Lorsque je suis arrivé en Norvege, j’ai été confronté à un choc de culture du travail. J’ai rencontré une forme différente de management et de collaboration. Dans ce système scandinave, il n’y a pas vraiment de hiérarchie. Le système est horizontal, c’est-à-dire que chacun agit dans son domaine, sans cloisonnement. J’ai un directeur sportif, qui est presque plus à ma disposition pour m’aider dans ma tache que pour lui rendre des comptes. Nous avons régulièrement des rencontres avec les différentes fonctions de la fédération. Une fois par an, chaque domaine de compétences présente et explique ses travaux et ses projets aux autres : le marketing, la comptabilité, la communication, le projet sportifs (nous) etc. Autrement dit, on sait qui fait quoi, comment, pourquoi, quelles difficultés ils rencontrent…
La contre partie de ce système est qu’il est parfois lent pour les prises de décisions.
- Nous vivons dans un monde fluctuant où l’adaptabilité sera de plus en plus un facteur clé de succès. Moins de ressources, des événements climatiques extrêmes réguliers, etc…est-ce que vous avez fait évoluer vos pratiques ? Ou y pensez-vous ?

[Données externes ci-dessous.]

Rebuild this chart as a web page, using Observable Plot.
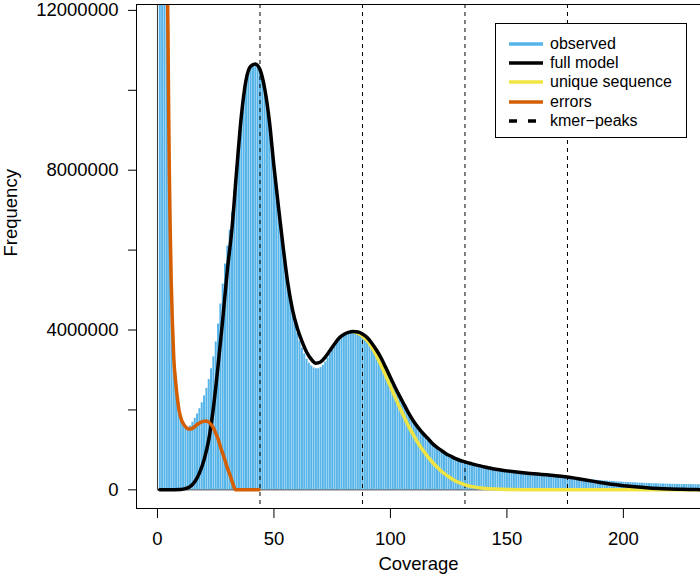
<!DOCTYPE html>
<html><head><meta charset="utf-8">
<script src="https://cdn.jsdelivr.net/npm/d3@7"></script>
<script src="https://cdn.jsdelivr.net/npm/@observablehq/plot@0.6"></script>
<style>
body{margin:0;background:#fff;}
#wrap{position:relative;width:700px;height:574px;font-family:"Liberation Sans",Arial,Helvetica,sans-serif;overflow:hidden;}
#legend{position:absolute;left:495px;top:23px;width:192px;height:115px;border:1px solid #000;background:#fff;box-sizing:border-box;}
.row{position:absolute;left:0;height:20px;width:190px;}
.row svg{position:absolute;left:13px;top:0;}
.row span{position:absolute;left:54px;top:0;line-height:20px;font-size:16px;color:#000;white-space:nowrap;}
</style></head><body><div id="wrap"></div>
<script>
// ---- data ----
const observedCov = d3.range(1, 234); // coverage 1..233 (integer bins)
const observedFreq = [
 80000000,40000000,20000000,12500000,8000000,4600000,3300000,2500000,2000000,1780000,
 1650000,1580000,1560000,1600000,1690000,1790000,1900000,2030000,2180000,2350000,
 2540000,2760000,3030000,3330000,3700000,4150000,4650000,5150000,5650000,6100000,
 6500000,6950000,7500000,8100000,8750000,9350000,9850000,10200000,10450000,10600000,
 10650000,10650000,10580000,10450000,10250000,9950000,9600000,9150000,8600000,8050000,
 7520000,7000000,6500000,6000000,5550000,5100000,4750000,4420000,4150000,3920000,
 3720000,3550000,3400000,3270000,3170000,3100000,3050000,3030000,3030000,3060000,
 3120000,3200000,3300000,3400000,3500000,3600000,3700000,3780000,3850000,3900000,
 3930000,3950000,3960000,3960000,3950000,3930000,3900000,3860000,3810000,3750000,
 3680000,3600000,3520000,3430000,3330000,3230000,3120000,3000000,2880000,2760000,
 2640000,2520000,2400000,2280000,2170000,2060000,1950000,1850000,1750000,1660000,
 1580000,1500000,1430000,1360000,1290000,1230000,1170000,1110000,1060000,1010000,
 970000,930000,890000,860000,830000,800000,770000,750000,730000,710000,
 690000,670000,655000,640000,625000,610000,600000,590000,580000,565000,
 555000,545000,535000,525000,515000,505000,495000,485000,475000,465000,
 458000,451000,444000,437000,430000,424000,418000,412000,406000,400000,
 394000,388000,382000,376000,370000,365000,360000,355000,350000,345000,
 340000,335000,330000,325000,320000,314000,308000,302000,296000,290000,
 284000,278000,272000,266000,260000,254000,248000,242000,236000,230000,
 226000,222000,218000,214000,210000,206000,202000,198000,194000,190000,
 187000,184000,181000,178000,175000,172000,169000,166000,163000,160000,
 158000,156000,154000,152000,150000,148000,146000,144000,142000,140000,
 139000,138000,137000,136000,135000,134000,133000,132000,131000,130000,
 129000,128000,127000
];
const modelCov = [1,5,10,12,14,16,18,20,22,24,26,28,30,32,34,36,38,40,42,44,46,48,50,52,54,56,58,60,62,64,66,68,70,72,74,76,78,80,82,84,86,88,90,92,94,96,98,100,102,104,106,108,110,112,114,116,118,120,122,124,126,128,130,132,134,136,138,140,142,144,146,148,150,155,160,165,170,175,180,185,190,195,200,205,210,215,220,225,230,233];
const modelFreq = [0,0,10000,30000,80000,200000,420000,750000,1250000,2050000,3100000,4250000,5500000,6550000,8000000,9350000,10250000,10600000,10660000,10520000,10050000,9250000,8100000,7050000,6050000,5150000,4500000,4050000,3720000,3450000,3270000,3170000,3200000,3320000,3480000,3650000,3800000,3890000,3940000,3960000,3950000,3900000,3810000,3670000,3500000,3300000,3060000,2810000,2570000,2340000,2120000,1900000,1710000,1550000,1410000,1290000,1160000,1060000,980000,900000,840000,780000,735000,700000,665000,635000,605000,580000,555000,530000,510000,490000,475000,440000,410000,385000,360000,330000,285000,235000,185000,140000,105000,75000,50000,32000,20000,12000,7000,5000];
const uniqueCov = [84,86,88,90,92,94,96,98,100,102,104,106,108,110,112,114,116,118,120,122,124,126,128,130,132,135,140,145,150,160,175,200,233];
const uniqueFreq = [3960000,3920000,3850000,3740000,3570000,3360000,3120000,2860000,2590000,2320000,2060000,1810000,1570000,1360000,1160000,990000,830000,690000,570000,460000,370000,290000,220000,170000,125000,80000,40000,20000,10000,4000,1000,0,0];
const errorCov = [4.2,4.5,4.8,5.1,5.5,5.9,6.4,7,7.9,9.3,10.3,11.5,12.5,13.6,15,17.2,19,20.8,22.3,23.7,25,25.8,27,28.6,30,31.5,32.5,33.6,43.6];
const errorFreq = [13000000,11500000,9500000,7900000,6400000,5200000,4200000,3300000,2650000,1980000,1750000,1620000,1550000,1520000,1540000,1640000,1700000,1720000,1680000,1580000,1420000,1310000,1080000,810000,550000,310000,130000,0,0];
const kmerPeaks = [44, 88, 132, 176];
const xTicks = [0, 50, 100, 150, 200];
const yTicks = [0, 2000000, 4000000, 6000000, 8000000, 10000000, 12000000];
const yTickLabels = ["0", "", "4000000", "", "8000000", "", "12000000"];
const legendLabels = ["observed", "full model", "unique sequence", "errors", "kmer\u2212peaks"];
const legendColors = ["#56B4E9", "#000000", "#F0E442", "#D55E00", "#000000"];
const legendDash = [null, null, null, null, "8,11"];

// ---- tables ----
const obs = observedCov.map((c, i) => ({cov: c, freq: observedFreq[i]}));
const model = modelCov.map((c, i) => ({cov: c, freq: modelFreq[i]}));
const uniq = uniqueCov.map((c, i) => ({cov: c, freq: uniqueFreq[i]}));
const errs = errorCov.map((c, i) => ({cov: c, freq: errorFreq[i]}));
const bgRight = d3.max(observedCov) * 1.1;
const bgTop = d3.max(observedFreq) * 1.1;

const FONT = "Liberation Sans, Arial, Helvetica, sans-serif";
const chart = Plot.plot({
  width: 700, height: 574,
  marginLeft: 136, marginRight: 0, marginTop: 4, marginBottom: 66,
  style: {fontFamily: FONT, fontSize: "18.5px", color: "#000", background: "#fff"},
  x: {domain: [-9, 233.1]},
  y: {domain: [-467000, 12147000]},
  marks: [
    Plot.ruleX([0], {y1: 0, y2: bgTop, stroke: "#333", strokeWidth: 1, clip: true}),
    Plot.ruleY([0], {x1: 0, x2: bgRight, stroke: "#333", strokeWidth: 1, clip: true}),
    Plot.ruleX(obs, {x: "cov", y1: 0, y2: "freq", stroke: "#56B4E9", strokeWidth: 2, clip: true}),
    Plot.ruleX(kmerPeaks, {stroke: "#000", strokeWidth: 1, strokeDasharray: "4,4"}),
    Plot.line(uniq, {x: "cov", y: "freq", stroke: "#F0E442", strokeWidth: 3.5, curve: "monotone-x", clip: true}),
    Plot.line(model, {x: "cov", y: "freq", stroke: "#000", strokeWidth: 3.5, curve: "monotone-x", clip: true}),
    Plot.line(errs, {x: "cov", y: "freq", stroke: "#D55E00", strokeWidth: 3.5, curve: "monotone-x", clip: true}),
    Plot.frame({stroke: "#000", strokeWidth: 1}),
    Plot.axisX({ticks: xTicks, tickSize: 10, tickPadding: 13, label: null, fontSize: 18.5}),
    Plot.axisY({ticks: yTicks, tickSize: 8, tickPadding: 10, label: null, fontSize: 18.5,
      tickFormat: (d) => yTickLabels[yTicks.indexOf(d)]}),
    Plot.text(["Coverage"], {frameAnchor: "bottom", dy: 61, fontSize: 18.5, fill: "#000"}),
    Plot.text(["Frequency"], {frameAnchor: "left", dx: -125, rotate: -90, fontSize: 18.5, fill: "#000"})
  ]
});
const wrap = document.getElementById("wrap");
wrap.appendChild(chart);

// legend (HTML overlay)
const leg = document.createElement("div");
leg.id = "legend";
legendLabels.forEach((lab, i) => {
  const row = document.createElement("div");
  row.className = "row";
  row.style.top = (9.7 + i * 19.3) + "px";
  const dash = legendDash[i] ? `stroke-dasharray="${legendDash[i]}"` : "";
  const len = legendDash[i] ? 27 : 34;
  row.innerHTML = `<svg width="36" height="20"><line x1="0" y1="10" x2="${len}" y2="10" stroke="${legendColors[i]}" stroke-width="3.5" ${dash}/></svg><span>${lab}</span>`;
  leg.appendChild(row);
});
wrap.appendChild(leg);
</script>
</body></html>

Notre sport d’hiver subit les effets du changements climatiques. Nous avons élaboré une série de mesures simple à mettre en place et à court terme. Ces propositions ont été plutôt mal accueilli par la fédération internationale, dont c’est l’une des prérogatives. Pour l’instant, nous nous efforçons de continuer ce travail de négociations avec les instances dirigeantes. Nous (les professionnels du terrain) tentons de faire prendre conscience des enjeux, et surtout de l’image qu’on peut donner. Certains ne s’en préoccupent pas.